Applications – The results immediately impact three representative tasks: (i) n‑body simulations (gravity, electrostatics) where each coordinate requires O(d) adjacency‑matrix multiplications; (ii) spectral clustering using Gaussian kernels, where a sparsifier enables fast eigenvector computation; and (iii) semi‑supervised learning via Laplacian regularization, where solving a Laplacian system yields label propagation. For each, the paper provides concrete parameter regimes (values of p_f, d, ε) under which near‑linear time algorithms are provably possible, and regimes where such speedups are impossible unless SETH fails.

Overall significance – By introducing the unified difficulty parameter p_f and providing a complete dichotomy—efficient almost‑linear algorithms versus SETH‑based lower bounds—the paper offers a clear theoretical map for algorithm designers working with kernel graphs.
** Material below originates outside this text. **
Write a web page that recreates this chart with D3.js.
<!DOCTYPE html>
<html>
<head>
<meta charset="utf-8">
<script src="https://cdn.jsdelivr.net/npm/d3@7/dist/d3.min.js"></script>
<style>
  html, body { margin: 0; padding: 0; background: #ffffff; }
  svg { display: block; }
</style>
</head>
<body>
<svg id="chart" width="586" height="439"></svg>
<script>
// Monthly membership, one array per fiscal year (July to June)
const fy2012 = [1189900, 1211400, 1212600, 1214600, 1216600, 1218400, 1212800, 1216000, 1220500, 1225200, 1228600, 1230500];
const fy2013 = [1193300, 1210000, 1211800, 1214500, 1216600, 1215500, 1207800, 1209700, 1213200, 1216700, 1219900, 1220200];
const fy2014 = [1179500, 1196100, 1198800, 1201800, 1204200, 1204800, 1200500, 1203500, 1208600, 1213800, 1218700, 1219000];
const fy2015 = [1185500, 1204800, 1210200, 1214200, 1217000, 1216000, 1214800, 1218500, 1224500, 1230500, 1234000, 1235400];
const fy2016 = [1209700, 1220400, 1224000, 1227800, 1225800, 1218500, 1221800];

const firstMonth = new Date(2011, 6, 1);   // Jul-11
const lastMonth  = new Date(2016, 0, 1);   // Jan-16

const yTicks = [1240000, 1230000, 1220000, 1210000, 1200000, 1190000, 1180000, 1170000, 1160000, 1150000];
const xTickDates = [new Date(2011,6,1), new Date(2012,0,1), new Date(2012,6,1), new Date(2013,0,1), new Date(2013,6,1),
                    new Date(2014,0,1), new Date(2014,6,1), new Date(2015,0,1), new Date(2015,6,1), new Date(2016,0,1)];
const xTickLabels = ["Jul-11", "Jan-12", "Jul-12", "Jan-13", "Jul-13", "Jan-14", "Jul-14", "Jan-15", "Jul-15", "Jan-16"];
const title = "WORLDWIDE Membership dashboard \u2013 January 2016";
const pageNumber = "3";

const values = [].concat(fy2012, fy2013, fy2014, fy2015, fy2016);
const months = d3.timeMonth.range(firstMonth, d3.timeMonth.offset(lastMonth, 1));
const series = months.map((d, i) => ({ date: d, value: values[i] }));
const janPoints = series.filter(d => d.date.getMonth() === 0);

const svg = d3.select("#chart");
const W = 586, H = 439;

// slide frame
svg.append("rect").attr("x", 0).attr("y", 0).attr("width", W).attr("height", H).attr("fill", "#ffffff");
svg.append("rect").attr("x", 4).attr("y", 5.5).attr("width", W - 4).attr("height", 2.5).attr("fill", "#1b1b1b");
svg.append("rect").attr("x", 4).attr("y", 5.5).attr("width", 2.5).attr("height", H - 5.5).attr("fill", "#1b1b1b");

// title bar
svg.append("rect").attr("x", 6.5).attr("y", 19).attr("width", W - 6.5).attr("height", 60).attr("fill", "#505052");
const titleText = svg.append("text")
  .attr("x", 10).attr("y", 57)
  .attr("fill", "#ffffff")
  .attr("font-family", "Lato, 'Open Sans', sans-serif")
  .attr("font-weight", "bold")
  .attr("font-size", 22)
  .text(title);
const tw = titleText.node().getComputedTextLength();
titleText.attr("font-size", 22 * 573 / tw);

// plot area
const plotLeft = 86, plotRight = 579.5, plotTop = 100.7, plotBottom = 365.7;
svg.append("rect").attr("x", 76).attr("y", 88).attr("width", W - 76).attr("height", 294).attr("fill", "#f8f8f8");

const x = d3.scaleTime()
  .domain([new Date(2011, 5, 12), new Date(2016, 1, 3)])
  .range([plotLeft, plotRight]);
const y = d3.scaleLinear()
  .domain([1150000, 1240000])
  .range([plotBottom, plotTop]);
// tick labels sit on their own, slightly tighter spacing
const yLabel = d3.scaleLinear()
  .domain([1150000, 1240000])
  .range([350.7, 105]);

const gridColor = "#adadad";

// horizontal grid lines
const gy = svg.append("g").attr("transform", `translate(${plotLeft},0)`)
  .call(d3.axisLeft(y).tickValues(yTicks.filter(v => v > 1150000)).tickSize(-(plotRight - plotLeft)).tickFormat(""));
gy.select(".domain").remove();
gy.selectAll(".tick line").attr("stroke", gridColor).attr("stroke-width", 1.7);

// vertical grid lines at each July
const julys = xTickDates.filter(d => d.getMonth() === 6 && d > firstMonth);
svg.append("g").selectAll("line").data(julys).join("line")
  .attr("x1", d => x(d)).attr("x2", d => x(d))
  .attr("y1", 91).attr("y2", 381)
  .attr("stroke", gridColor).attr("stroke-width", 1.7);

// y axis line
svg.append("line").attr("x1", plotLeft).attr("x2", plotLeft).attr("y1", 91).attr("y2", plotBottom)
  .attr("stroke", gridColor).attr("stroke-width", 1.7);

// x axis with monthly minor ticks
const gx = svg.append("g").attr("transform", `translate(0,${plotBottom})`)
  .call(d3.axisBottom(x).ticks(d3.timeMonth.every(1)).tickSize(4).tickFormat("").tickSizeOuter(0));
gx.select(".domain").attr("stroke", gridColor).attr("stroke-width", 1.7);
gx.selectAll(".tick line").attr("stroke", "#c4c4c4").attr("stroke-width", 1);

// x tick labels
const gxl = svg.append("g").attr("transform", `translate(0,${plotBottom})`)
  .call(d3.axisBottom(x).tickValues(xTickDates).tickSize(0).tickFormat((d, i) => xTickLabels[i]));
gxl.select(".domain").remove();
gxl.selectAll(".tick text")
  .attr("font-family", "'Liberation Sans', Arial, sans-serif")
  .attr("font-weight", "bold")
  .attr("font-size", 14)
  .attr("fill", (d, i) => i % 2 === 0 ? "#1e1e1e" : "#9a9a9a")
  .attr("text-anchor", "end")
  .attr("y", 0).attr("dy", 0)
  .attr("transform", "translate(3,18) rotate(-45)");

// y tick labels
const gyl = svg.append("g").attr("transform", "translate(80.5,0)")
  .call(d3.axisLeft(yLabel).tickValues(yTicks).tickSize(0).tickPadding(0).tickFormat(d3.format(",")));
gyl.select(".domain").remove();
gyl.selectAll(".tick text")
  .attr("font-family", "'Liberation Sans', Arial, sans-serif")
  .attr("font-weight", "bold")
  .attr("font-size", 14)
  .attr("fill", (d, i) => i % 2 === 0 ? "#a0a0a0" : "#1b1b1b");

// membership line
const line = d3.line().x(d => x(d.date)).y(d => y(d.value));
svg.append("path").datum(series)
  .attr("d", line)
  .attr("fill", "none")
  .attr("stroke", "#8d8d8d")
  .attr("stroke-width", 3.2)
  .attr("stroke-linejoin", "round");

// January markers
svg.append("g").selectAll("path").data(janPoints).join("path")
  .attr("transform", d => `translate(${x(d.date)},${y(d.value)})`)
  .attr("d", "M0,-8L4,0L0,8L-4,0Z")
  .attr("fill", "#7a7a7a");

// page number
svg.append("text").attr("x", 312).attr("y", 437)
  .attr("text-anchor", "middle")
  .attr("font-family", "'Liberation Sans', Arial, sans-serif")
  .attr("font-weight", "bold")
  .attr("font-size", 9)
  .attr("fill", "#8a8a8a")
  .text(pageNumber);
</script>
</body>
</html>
It clarifies when fast kernel methods (e.g., low‑rank approximations, multipole expansions) can be expected to succeed and when the intrinsic hardness of the kernel precludes sub‑quadratic performance. Moreover, the hardness result for FMM settles a long‑standing open question about the optimality of its dimensional dependence. The work thus bridges spectral graph theory, fine‑grained complexity, and practical kernel‑based machine‑learning algorithms, setting a foundation for future research on scalable linear algebra in high‑dimensional geometric settings.